Despite his accomplishments, Mathis reads, watches and listens to just about every word said about him. Mathis publicly acknowledges it, too, as he’ll let you know during interview sessions or on social media.

“I’m not going to sit here and lie to you, I read it all,” Mathis said straight-faced. “You do kind of want to know what people think of you. That’s my job. I’m in the entertainment business, so I’m somewhat concerned about what people’s opinions are about me.”

That’s just Robert Mathis.

It carried him in college, when Alabama A&M was the only school to offer him a scholarship out of high school. It carried over to when the Colts selected him in the fifth round of the 2003 draft, as some said he was too small, too slow and not athletic enough to get to the quarterback.

The stat sheet says differently.

Media: Weapon of mass deception!!

A photo posted by Robert Mathis (@rmathis_the1st) on

"Basically it's kind of seizing the opportunity," Mathis said. "Life gives you a crack in the door, kick the damn door in. I use that, and once I got the opportunity I took advantage of it. Whatever rocks your boat, I use whatever motivates me."

Mathis will use that mind frame while dealing with the latest questions about him. The Colts didn't sign a pass rusher during free agency and focused more on the offensive line in the draft, meaning Mathis will be counted on to be the primary pass-rusher despite his age.

When there is 200+ sacks in the Colts OLB room and "they" say we have no passrushers #ikeEye

A photo posted by Robert Mathis (@rmathis_the1st) on

"The fire still burns and as long as it still burns and you have the opportunity to have a job in the NFL, let it burn," Mathis said. "People say you can't do it, so I want to show I can do it. I have to prove to myself I can still do it and the love is still there. I'm going until the wheels fall off."

Mathis proved he could be productive when he had 7.0 sacks last season after missing the entire 2014 season; first from a four-game suspension for using performance-enhancing drugs and then a torn Achilles.

History shows that players can still be successful when it comes to sacking the quarterback at the age of 35 or older. Ten different players at least 35 years old have recorded at least 10 sacks in a season a total of 16 times. Julius Peppers did it last season, when he finished with 10.5 sacks with the Green Bay Packers.

“Like anybody that’s in this league that long, you have to have that work ethic,” new defensive coordinator Ted Monachino said. “What you’ll see with Rob is Rob has the dominant trait as a pass rusher, and we’ve got to make sure that he does that as often as possible, and when he knows that’s what we’re going to do with him, then he’ll continue to be excited about every third down. The more we can do it with him the better.

“Now, there are going to be times that we ask Rob to do some tough things that Rob isn’t really cut out for, but for us to be multiple enough and to have enough variety in the system, we’ve got to ask him to do some of those things.
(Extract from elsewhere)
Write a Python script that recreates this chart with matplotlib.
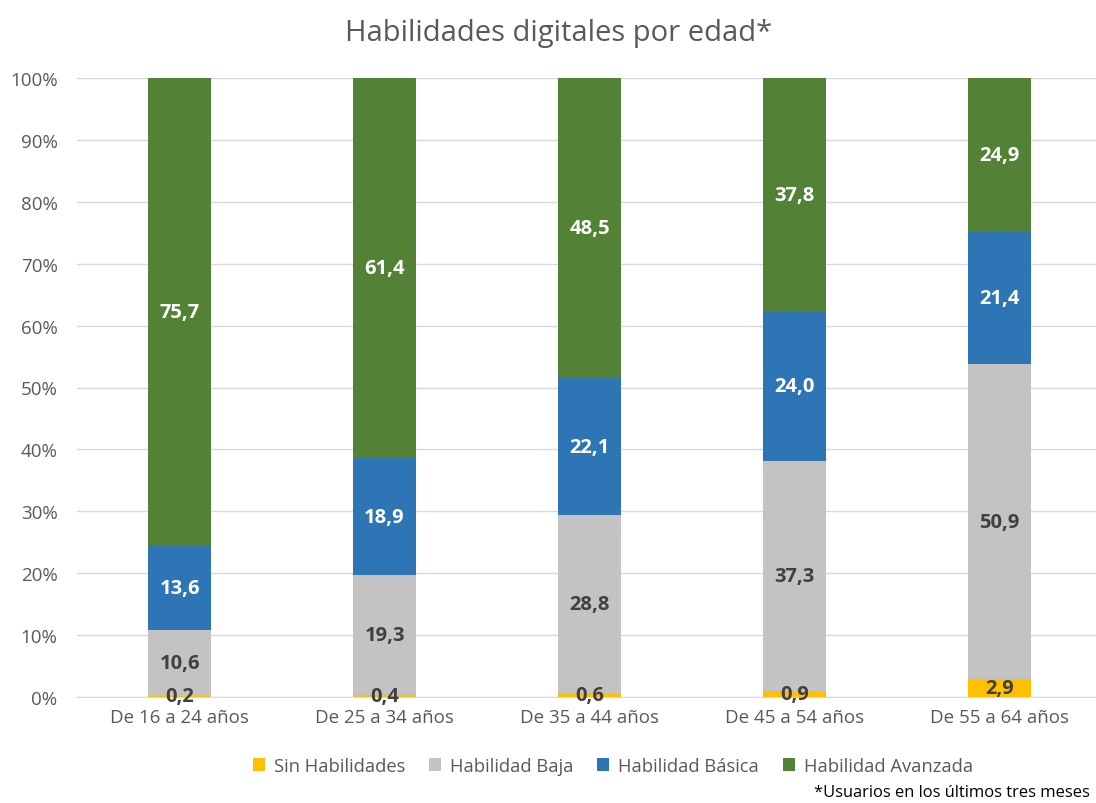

But we would prefer to have Robert going forward as often as possible.”

Mathis and the Colts hope his nonstop motor and nearly-impossible-to-stop spin move will put him next in line to do it under Monachino because a defense that only recorded 35 sacks last season needs a boost.

“Like in baseball, when you have a slugger you get more swings and that means you’re going to hit more home runs and get more opportunities to be productive,” Mathis said. “We have no excuse. We’ll have opportunities. We just have to take advantage of them.”